:: Data block ::

::::

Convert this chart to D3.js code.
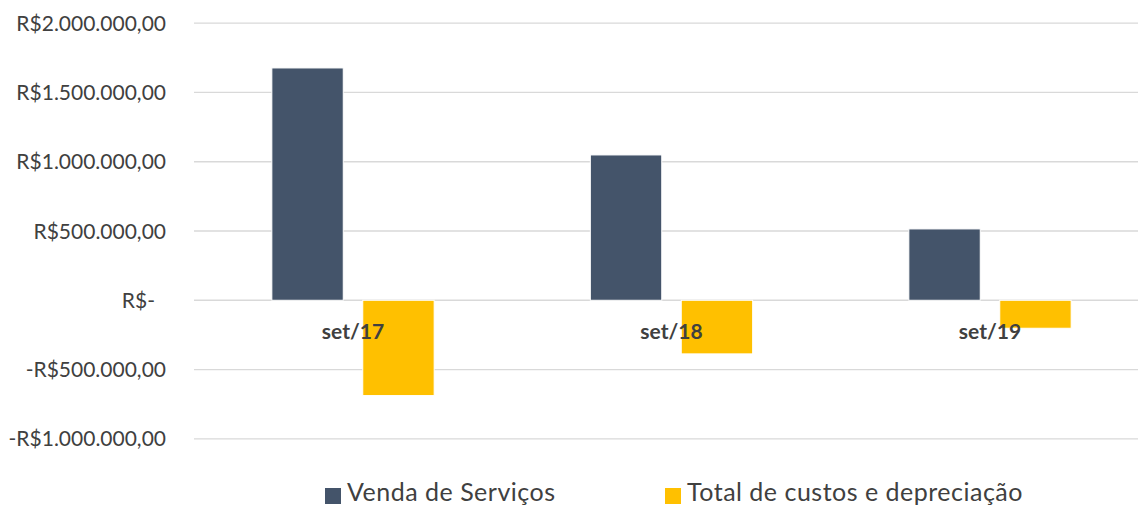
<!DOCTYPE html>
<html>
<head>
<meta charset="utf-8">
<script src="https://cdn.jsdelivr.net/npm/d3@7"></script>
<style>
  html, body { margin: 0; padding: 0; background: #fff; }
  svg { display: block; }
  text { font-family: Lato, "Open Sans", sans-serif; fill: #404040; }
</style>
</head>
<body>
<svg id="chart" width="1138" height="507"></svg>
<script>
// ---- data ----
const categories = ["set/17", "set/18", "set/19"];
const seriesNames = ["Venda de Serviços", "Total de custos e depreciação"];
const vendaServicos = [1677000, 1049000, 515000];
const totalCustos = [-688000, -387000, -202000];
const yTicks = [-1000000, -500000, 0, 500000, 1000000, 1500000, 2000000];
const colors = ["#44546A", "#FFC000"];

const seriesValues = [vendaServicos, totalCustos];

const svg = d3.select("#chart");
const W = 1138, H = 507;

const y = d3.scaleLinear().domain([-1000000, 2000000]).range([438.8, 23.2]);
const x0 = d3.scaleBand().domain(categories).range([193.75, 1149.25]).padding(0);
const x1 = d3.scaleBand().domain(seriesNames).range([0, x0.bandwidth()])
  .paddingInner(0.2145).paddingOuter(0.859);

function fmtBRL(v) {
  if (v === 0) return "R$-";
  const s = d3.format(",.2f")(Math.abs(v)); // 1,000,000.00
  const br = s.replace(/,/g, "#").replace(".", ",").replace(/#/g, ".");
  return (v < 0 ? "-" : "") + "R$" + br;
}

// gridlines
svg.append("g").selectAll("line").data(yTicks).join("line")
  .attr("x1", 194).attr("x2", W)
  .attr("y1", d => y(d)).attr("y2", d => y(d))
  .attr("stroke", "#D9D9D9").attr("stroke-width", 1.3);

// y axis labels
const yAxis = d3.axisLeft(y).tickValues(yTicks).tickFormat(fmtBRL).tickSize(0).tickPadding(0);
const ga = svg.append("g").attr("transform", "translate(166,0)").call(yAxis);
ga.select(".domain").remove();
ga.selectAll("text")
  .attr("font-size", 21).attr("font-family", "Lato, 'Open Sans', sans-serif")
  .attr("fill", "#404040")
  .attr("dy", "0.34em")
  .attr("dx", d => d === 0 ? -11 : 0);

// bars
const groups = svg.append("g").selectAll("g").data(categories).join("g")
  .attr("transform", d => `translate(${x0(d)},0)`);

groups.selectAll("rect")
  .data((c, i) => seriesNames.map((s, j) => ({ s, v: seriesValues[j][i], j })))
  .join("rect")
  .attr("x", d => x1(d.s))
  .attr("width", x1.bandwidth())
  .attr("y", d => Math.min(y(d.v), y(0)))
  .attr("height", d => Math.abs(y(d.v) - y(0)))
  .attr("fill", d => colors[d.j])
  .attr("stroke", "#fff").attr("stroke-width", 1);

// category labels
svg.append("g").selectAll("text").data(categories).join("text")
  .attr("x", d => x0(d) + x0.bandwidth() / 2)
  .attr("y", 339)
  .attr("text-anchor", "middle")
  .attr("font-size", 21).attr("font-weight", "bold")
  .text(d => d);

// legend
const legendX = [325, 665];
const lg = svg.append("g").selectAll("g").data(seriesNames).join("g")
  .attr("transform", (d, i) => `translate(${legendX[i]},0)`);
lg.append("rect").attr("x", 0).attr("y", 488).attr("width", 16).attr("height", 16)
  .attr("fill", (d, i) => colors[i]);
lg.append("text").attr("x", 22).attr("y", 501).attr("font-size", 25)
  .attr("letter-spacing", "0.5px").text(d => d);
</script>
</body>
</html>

::::

Repeat the listing in full and exactly. Do not include any images.

Convert this chart to D3.js code.
<!DOCTYPE html>
<html>
<head>
<meta charset="utf-8">
<script src="https://cdn.jsdelivr.net/npm/d3@7"></script>
<style>
  html, body { margin: 0; padding: 0; background: #fff; }
  svg { display: block; }
  text { font-family: Lato, "Open Sans", sans-serif; fill: #404040; }
</style>
</head>
<body>
<svg id="chart" width="1138" height="507"></svg>
<script>
// ---- data ----
const categories = ["set/17", "set/18", "set/19"];
const seriesNames = ["Venda de Serviços", "Total de custos e depreciação"];
const vendaServicos = [1677000, 1049000, 515000];
const totalCustos = [-688000, -387000, -202000];
const yTicks = [-1000000, -500000, 0, 500000, 1000000, 1500000, 2000000];
const colors = ["#44546A", "#FFC000"];

const seriesValues = [vendaServicos, totalCustos];

const svg = d3.select("#chart");
const W = 1138, H = 507;

const y = d3.scaleLinear().domain([-1000000, 2000000]).range([438.8, 23.2]);
const x0 = d3.scaleBand().domain(categories).range([193.75, 1149.25]).padding(0);
const x1 = d3.scaleBand().domain(seriesNames).range([0, x0.bandwidth()])
  .paddingInner(0.2145).paddingOuter(0.859);

function fmtBRL(v) {
  if (v === 0) return "R$-";
  const s = d3.format(",.2f")(Math.abs(v)); // 1,000,000.00
  const br = s.replace(/,/g, "#").replace(".", ",").replace(/#/g, ".");
  return (v < 0 ? "-" : "") + "R$" + br;
}

// gridlines
svg.append("g").selectAll("line").data(yTicks).join("line")
  .attr("x1", 194).attr("x2", W)
  .attr("y1", d => y(d)).attr("y2", d => y(d))
  .attr("stroke", "#D9D9D9").attr("stroke-width", 1.3);

// y axis labels
const yAxis = d3.axisLeft(y).tickValues(yTicks).tickFormat(fmtBRL).tickSize(0).tickPadding(0);
const ga = svg.append("g").attr("transform", "translate(166,0)").call(yAxis);
ga.select(".domain").remove();
ga.selectAll("text")
  .attr("font-size", 21).attr("font-family", "Lato, 'Open Sans', sans-serif")
  .attr("fill", "#404040")
  .attr("dy", "0.34em")
  .attr("dx", d => d === 0 ? -11 : 0);

// bars
const groups = svg.append("g").selectAll("g").data(categories).join("g")
  .attr("transform", d => `translate(${x0(d)},0)`);

groups.selectAll("rect")
  .data((c, i) => seriesNames.map((s, j) => ({ s, v: seriesValues[j][i], j })))
  .join("rect")
  .attr("x", d => x1(d.s))
  .attr("width", x1.bandwidth())
  .attr("y", d => Math.min(y(d.v), y(0)))
  .attr("height", d => Math.abs(y(d.v) - y(0)))
  .attr("fill", d => colors[d.j])
  .attr("stroke", "#fff").attr("stroke-width", 1);

// category labels
svg.append("g").selectAll("text").data(categories).join("text")
  .attr("x", d => x0(d) + x0.bandwidth() / 2)
  .attr("y", 339)
  .attr("text-anchor", "middle")
  .attr("font-size", 21).attr("font-weight", "bold")
  .text(d => d);

// legend
const legendX = [325, 665];
const lg = svg.append("g").selectAll("g").data(seriesNames).join("g")
  .attr("transform", (d, i) => `translate(${legendX[i]},0)`);
lg.append("rect").attr("x", 0).attr("y", 488).attr("width", 16).attr("height", 16)
  .attr("fill", (d, i) => colors[i]);
lg.append("text").attr("x", 22).attr("y", 501).attr("font-size", 25)
  .attr("letter-spacing", "0.5px").text(d => d);
</script>
</body>
</html>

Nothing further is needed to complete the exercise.